June 02, 2021

What’s the difference between coaching and therapy?

Though you may hear them talked about somewhat interchangeably, coaching isn’t therapy. The two processes differ in how they work, when they’re most appropriate, and how you might engage with them. Each has considerable benefits, and many people use both to maximize the impact.

We hope this guide to the differences between therapy and coaching will help you get the most out of your experience with Bravely.

The same: You!

Therapy and coaching are both about you. As the person receiving either service, you’re in the driver’s seat, and see the best results when you’re willing to be vulnerable and think deeply about yourself. Therapists and coaches seek to build trust with you, and with both, it can be important to find the right “fit” for that relationship.

Different: Focus and goals

Therapy is primarily focused on the past — therapists work with clients to understand patterns in their lives and behavior, the significance of past events, and how understanding those elements of the past can help them be healthy in the present.

Coaching is oriented toward the future — coaches guide people in envisioning their ideal future and taking steps toward creating it. Some people come to Bravely with a specific goal in mind, while others need support getting “unstuck.”

Different: Methods

A variety of methods have developed for both coaching and therapy, so your mileage may vary.

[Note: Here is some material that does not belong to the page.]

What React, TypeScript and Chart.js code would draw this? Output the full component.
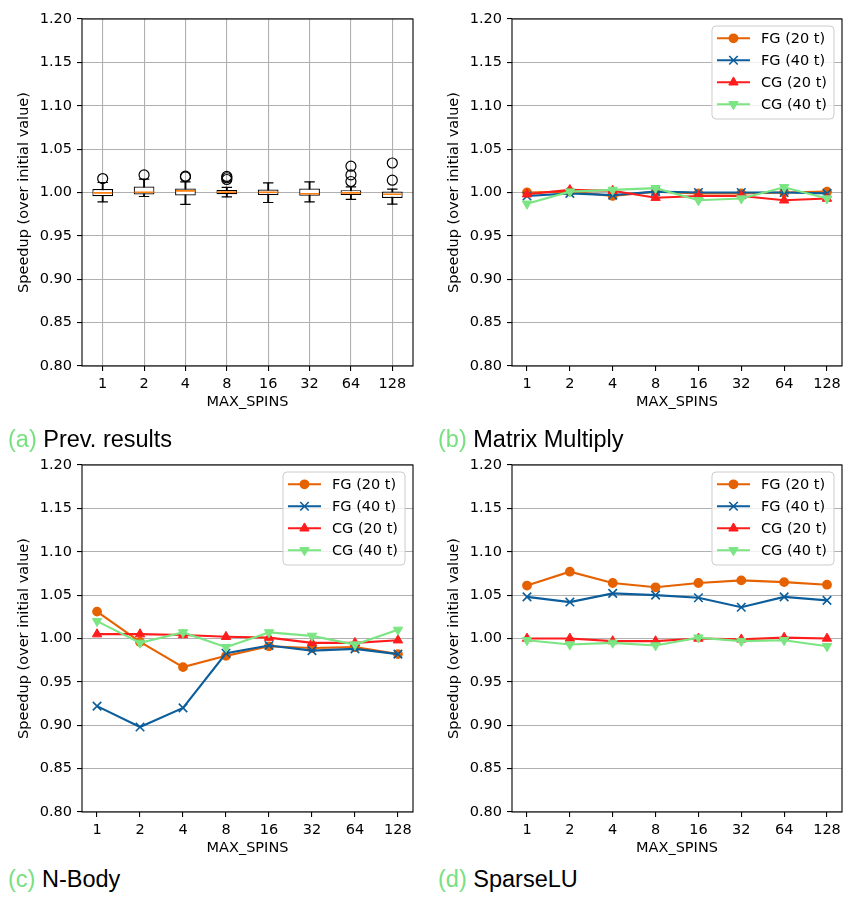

At Bravely, we know that coaching can only be successful when there’s a balance of challenge and support. Our Pros strike a balance: thoughtfully encouraging you to examine your assumptions and dig deeper, while also validating what you’re feeling and fostering empathy. Many therapists will tell you that their work often stays at the “support” side of that spectrum.

Overlapping: Subject matter

In both coaching and therapy, no topic is inherently out-of-bounds. While Bravely coaching is focused on your life at work, we know that our lives outside of work impact how we show up as professionals. That is, “life at work” and “life” are inextricable.

Many people use their Bravely sessions to work on managing their stress, and building their self-confidence — among other mental-health-adjacent topics — but Bravely Pros cannot give you a diagnosis, even for work-related burnout.

If you’re unsure whether a topic is right for your Bravely coaching, ask yourself: “Is this keeping me from living my best possible life at work?” You can trust your coach to nudge you when the session approaches territory more suited to therapy. Your Bravely Pro looks forward to meeting you!